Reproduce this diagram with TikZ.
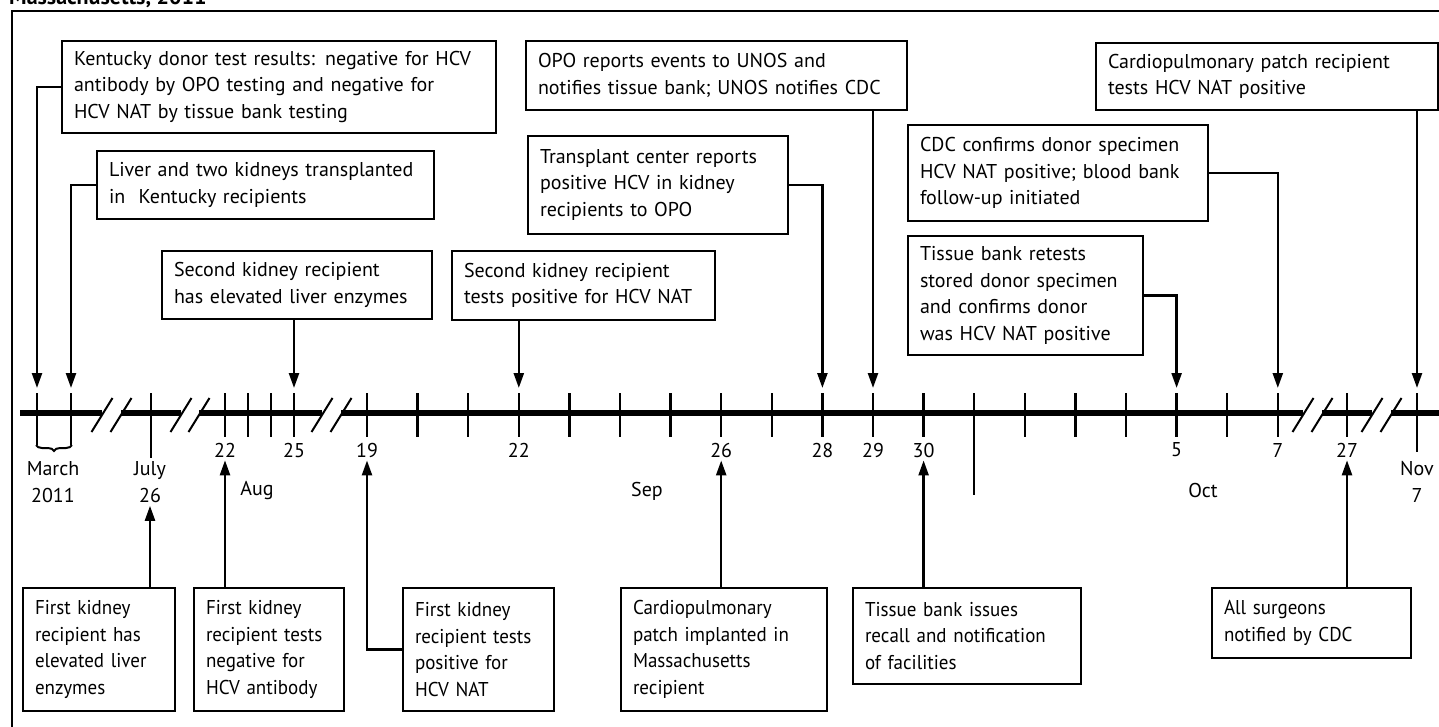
\documentclass[tikz,border=0pt]{standalone}
\usepackage{fontspec}
\setmainfont{PT Sans}
\newfontfamily\condsans[FakeStretch=0.95]{PT Sans}
\usetikzlibrary{arrows.meta, decorations.pathreplacing}

\begin{document}
\begin{tikzpicture}[x = 1pt, y = -1pt,
		evbox/.style = {draw, line width = 2pt, inner xsep = 12pt, inner ysep = 0pt, align = left, anchor = north west, font = \fontsize{20}{26.5}\selectfont},
		lowbox/.style = {evbox, font = \condsans\fontsize{20}{26.5}\selectfont},
		evt/.style = {line width = 2.4pt, -{Triangle[length = 15pt, width = 10pt]}},
		tick/.style = {line width = 2.4pt},
		datelab/.style = {font = \fontsize{20}{27}\selectfont, inner sep = 3pt, align = center}]
	\useasboundingbox (0,0) rectangle (1439,727);

	\node [anchor = base west, inner sep = 0pt, font = \bfseries\fontsize{22}{26}\selectfont] (title) at (9,5) {Massachusetts, 2011};
	\draw [line width = 2pt] (12,745) -- (12,11) -- (1450,11);

	% time axis with breaks
	\draw [line width = 6pt] (20,413) -- (102,413) (121,413) -- (181,413) (199,413) -- (322,413)
		(341,413) -- (1303,413) (1322,413) -- (1372,413) (1391,413) -- (1445,413);
	\foreach \c in {102,121,181,199,322,341,1303,1322,1372,1391}
	{
		\draw [line width = 2pt] ({\c-10.5},432) -- ({\c+10.5},398);
	}

	\foreach \x/\b in {37/445, 71/445, 151/458, 225/437, 248/437, 271/437, 294/437, 1347/437, 1417/452}
	{
		\draw [tick] (\x,393) -- (\x,\b);
	}
	\foreach \k in {0,...,18}
	{
		\draw [tick] ({367+50.6*\k},393) -- ++(0,44);
	}
	\draw [tick] (974.2,437) -- (974.2,495);
	\draw [line width = 2pt, decorate, decoration = {brace, amplitude = 6pt, mirror}] (36,445) -- (72,445);

	% dates
	\node [datelab] (mar) at (53,482) {March\\2011};
	\node [datelab] (jul26) at (150,482) {July\\26};
	\node [datelab] (aug22) at (225,450) {22};
	\node [datelab] (aug25) at (294,450) {25};
	\node [datelab] (sep19) at (367,450) {19};
	\node [datelab] (sep22) at (518.8,450) {22};
	\node [datelab] (sep26) at (721.2,450) {26};
	\node [datelab] (sep28) at (822.4,450) {28};
	\node [datelab] (sep29) at (873,450) {29};
	\node [datelab] (sep30) at (923.6,450) {30};
	\node [datelab] (oct5) at (1176.6,450) {5};
	\node [datelab] (oct7) at (1277.8,450) {7};
	\node [datelab] (oct27) at (1347,450) {27};
	\node [datelab] (nov7) at (1417,482) {Nov\\7};
	\node [datelab] (aug) at (257,491) {Aug};
	\node [datelab] (sep) at (647,491) {Sep};
	\node [datelab] (oct) at (1203,490) {Oct};

	% arrow targets on the axis
	\coordinate (m1) at (37,388);
	\coordinate (m2) at (71,388);
	\coordinate (a25) at (294,388);
	\coordinate (s22) at (518.8,388);
	\coordinate (s28) at (822.4,388);
	\coordinate (s29) at (873,388);
	\coordinate (o5) at (1176.6,388);
	\coordinate (o7) at (1277.8,388);
	\coordinate (n7) at (1417,388);

	% events above the axis
	\node [evbox, text width = 410pt, minimum height = 92pt] (kyres) at (61,40) {Kentucky donor test results: negative for HCV\\antibody by OPO testing and negative for\\HCV NAT by tissue bank testing};
	\node [evbox, text width = 313pt, minimum height = 68pt] (ltx) at (96,150) {Liver and two kidneys transplanted\\in~ Kentucky recipients};
	\node [evbox, text width = 246pt, minimum height = 68pt] (skenz) at (161,250) {Second kidney recipient\\has elevated liver enzymes};
	\node [evbox, text width = 239pt, minimum height = 69pt] (skpos) at (451,250) {Second kidney recipient\\tests positive for HCV NAT};
	\node [evbox, text width = 357pt, minimum height = 69pt] (oporep) at (525,40) {OPO reports events to UNOS and\\notifies tissue bank; UNOS notifies CDC};
	\node [evbox, text width = 236pt, minimum height = 98pt] (tcrep) at (527,135) {Transplant center reports\\positive HCV in kidney\\recipients to OPO};
	\node [evbox, text width = 318pt, minimum height = 67pt] (cprec) at (1095,42) {Cardiopulmonary patch recipient\\tests HCV NAT positive};
	\node [evbox, text width = 276pt, minimum height = 96pt] (cdcconf) at (907,124) {CDC confirms donor specimen\\HCV NAT positive; blood bank\\follow-up initiated};
	\node [evbox, text width = 211pt, minimum height = 119pt] (tbret) at (907,235) {Tissue bank retests\\stored donor specimen\\and confirms donor\\was HCV NAT positive};

	\draw [evt] (kyres.west) -| (m1);
	\draw [evt] (ltx.west) -| (m2);
	\draw [evt] (skenz.south -| a25) -- (a25);
	\draw [evt] (skpos.south -| s22) -- (s22);
	\draw [evt] (oporep.south -| s29) -- (s29);
	\draw [evt] (tcrep.east) -| (s28);
	\draw [evt] (cprec.south -| n7) -- (n7);
	\draw [evt] (cdcconf.east) -| (o7);
	\draw [evt] (tbret.east) -| (o5);

	% events below the axis
	\node [lowbox, text width = 128pt, minimum height = 123pt] (kenz) at (22,587) {First kidney\\recipient has\\elevated liver\\enzymes};
	\node [lowbox, text width = 126pt, minimum height = 123pt] (kneg) at (193,587) {First kidney\\recipient tests\\negative for\\HCV antibody};
	\node [lowbox, text width = 127pt, minimum height = 123pt] (kpos) at (402,587) {First kidney\\recipient tests\\positive for\\HCV NAT};
	\node [lowbox, text width = 182pt, minimum height = 123pt] (cpimp) at (620,587) {Cardiopulmonary\\patch implanted in\\Massachusetts\\recipient};
	\node [lowbox, text width = 204pt, minimum height = 96pt] (tbrec) at (852,587) {Tissue bank issues\\recall and notification\\of facilities};
	\node [lowbox, text width = 175pt, minimum height = 70pt] (surg) at (1211,587) {All surgeons\\notified by CDC};

	\draw [evt] (kenz.north -| jul26.south) -- (jul26.south);
	\draw [evt] (kneg.north -| aug22.south) -- (aug22.south);
	\draw [evt] (kpos.west) -| (sep19.south);
	\draw [evt] (cpimp.north -| sep26.south) -- (sep26.south);
	\draw [evt] (tbrec.north -| sep30.south) -- (sep30.south);
	\draw [evt] (surg.north -| oct27.south) -- (oct27.south);
\end{tikzpicture}
\end{document}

════════════════

Give back every line exactly as it stands, pictures excluded.

OUTPUT BELOW >>
Reproduce this diagram with TikZ.
\documentclass[tikz,border=0pt]{standalone}
\usepackage{fontspec}
\setmainfont{PT Sans}
\newfontfamily\condsans[FakeStretch=0.95]{PT Sans}
\usetikzlibrary{arrows.meta, decorations.pathreplacing}

\begin{document}
\begin{tikzpicture}[x = 1pt, y = -1pt,
		evbox/.style = {draw, line width = 2pt, inner xsep = 12pt, inner ysep = 0pt, align = left, anchor = north west, font = \fontsize{20}{26.5}\selectfont},
		lowbox/.style = {evbox, font = \condsans\fontsize{20}{26.5}\selectfont},
		evt/.style = {line width = 2.4pt, -{Triangle[length = 15pt, width = 10pt]}},
		tick/.style = {line width = 2.4pt},
		datelab/.style = {font = \fontsize{20}{27}\selectfont, inner sep = 3pt, align = center}]
	\useasboundingbox (0,0) rectangle (1439,727);

	\node [anchor = base west, inner sep = 0pt, font = \bfseries\fontsize{22}{26}\selectfont] (title) at (9,5) {Massachusetts, 2011};
	\draw [line width = 2pt] (12,745) -- (12,11) -- (1450,11);

	% time axis with breaks
	\draw [line width = 6pt] (20,413) -- (102,413) (121,413) -- (181,413) (199,413) -- (322,413)
		(341,413) -- (1303,413) (1322,413) -- (1372,413) (1391,413) -- (1445,413);
	\foreach \c in {102,121,181,199,322,341,1303,1322,1372,1391}
	{
		\draw [line width = 2pt] ({\c-10.5},432) -- ({\c+10.5},398);
	}

	\foreach \x/\b in {37/445, 71/445, 151/458, 225/437, 248/437, 271/437, 294/437, 1347/437, 1417/452}
	{
		\draw [tick] (\x,393) -- (\x,\b);
	}
	\foreach \k in {0,...,18}
	{
		\draw [tick] ({367+50.6*\k},393) -- ++(0,44);
	}
	\draw [tick] (974.2,437) -- (974.2,495);
	\draw [line width = 2pt, decorate, decoration = {brace, amplitude = 6pt, mirror}] (36,445) -- (72,445);

	% dates
	\node [datelab] (mar) at (53,482) {March\\2011};
	\node [datelab] (jul26) at (150,482) {July\\26};
	\node [datelab] (aug22) at (225,450) {22};
	\node [datelab] (aug25) at (294,450) {25};
	\node [datelab] (sep19) at (367,450) {19};
	\node [datelab] (sep22) at (518.8,450) {22};
	\node [datelab] (sep26) at (721.2,450) {26};
	\node [datelab] (sep28) at (822.4,450) {28};
	\node [datelab] (sep29) at (873,450) {29};
	\node [datelab] (sep30) at (923.6,450) {30};
	\node [datelab] (oct5) at (1176.6,450) {5};
	\node [datelab] (oct7) at (1277.8,450) {7};
	\node [datelab] (oct27) at (1347,450) {27};
	\node [datelab] (nov7) at (1417,482) {Nov\\7};
	\node [datelab] (aug) at (257,491) {Aug};
	\node [datelab] (sep) at (647,491) {Sep};
	\node [datelab] (oct) at (1203,490) {Oct};

	% arrow targets on the axis
	\coordinate (m1) at (37,388);
	\coordinate (m2) at (71,388);
	\coordinate (a25) at (294,388);
	\coordinate (s22) at (518.8,388);
	\coordinate (s28) at (822.4,388);
	\coordinate (s29) at (873,388);
	\coordinate (o5) at (1176.6,388);
	\coordinate (o7) at (1277.8,388);
	\coordinate (n7) at (1417,388);

	% events above the axis
	\node [evbox, text width = 410pt, minimum height = 92pt] (kyres) at (61,40) {Kentucky donor test results: negative for HCV\\antibody by OPO testing and negative for\\HCV NAT by tissue bank testing};
	\node [evbox, text width = 313pt, minimum height = 68pt] (ltx) at (96,150) {Liver and two kidneys transplanted\\in~ Kentucky recipients};
	\node [evbox, text width = 246pt, minimum height = 68pt] (skenz) at (161,250) {Second kidney recipient\\has elevated liver enzymes};
	\node [evbox, text width = 239pt, minimum height = 69pt] (skpos) at (451,250) {Second kidney recipient\\tests positive for HCV NAT};
	\node [evbox, text width = 357pt, minimum height = 69pt] (oporep) at (525,40) {OPO reports events to UNOS and\\notifies tissue bank; UNOS notifies CDC};
	\node [evbox, text width = 236pt, minimum height = 98pt] (tcrep) at (527,135) {Transplant center reports\\positive HCV in kidney\\recipients to OPO};
	\node [evbox, text width = 318pt, minimum height = 67pt] (cprec) at (1095,42) {Cardiopulmonary patch recipient\\tests HCV NAT positive};
	\node [evbox, text width = 276pt, minimum height = 96pt] (cdcconf) at (907,124) {CDC confirms donor specimen\\HCV NAT positive; blood bank\\follow-up initiated};
	\node [evbox, text width = 211pt, minimum height = 119pt] (tbret) at (907,235) {Tissue bank retests\\stored donor specimen\\and confirms donor\\was HCV NAT positive};

	\draw [evt] (kyres.west) -| (m1);
	\draw [evt] (ltx.west) -| (m2);
	\draw [evt] (skenz.south -| a25) -- (a25);
	\draw [evt] (skpos.south -| s22) -- (s22);
	\draw [evt] (oporep.south -| s29) -- (s29);
	\draw [evt] (tcrep.east) -| (s28);
	\draw [evt] (cprec.south -| n7) -- (n7);
	\draw [evt] (cdcconf.east) -| (o7);
	\draw [evt] (tbret.east) -| (o5);

	% events below the axis
	\node [lowbox, text width = 128pt, minimum height = 123pt] (kenz) at (22,587) {First kidney\\recipient has\\elevated liver\\enzymes};
	\node [lowbox, text width = 126pt, minimum height = 123pt] (kneg) at (193,587) {First kidney\\recipient tests\\negative for\\HCV antibody};
	\node [lowbox, text width = 127pt, minimum height = 123pt] (kpos) at (402,587) {First kidney\\recipient tests\\positive for\\HCV NAT};
	\node [lowbox, text width = 182pt, minimum height = 123pt] (cpimp) at (620,587) {Cardiopulmonary\\patch implanted in\\Massachusetts\\recipient};
	\node [lowbox, text width = 204pt, minimum height = 96pt] (tbrec) at (852,587) {Tissue bank issues\\recall and notification\\of facilities};
	\node [lowbox, text width = 175pt, minimum height = 70pt] (surg) at (1211,587) {All surgeons\\notified by CDC};

	\draw [evt] (kenz.north -| jul26.south) -- (jul26.south);
	\draw [evt] (kneg.north -| aug22.south) -- (aug22.south);
	\draw [evt] (kpos.west) -| (sep19.south);
	\draw [evt] (cpimp.north -| sep26.south) -- (sep26.south);
	\draw [evt] (tbrec.north -| sep30.south) -- (sep30.south);
	\draw [evt] (surg.north -| oct27.south) -- (oct27.south);
\end{tikzpicture}
\end{document}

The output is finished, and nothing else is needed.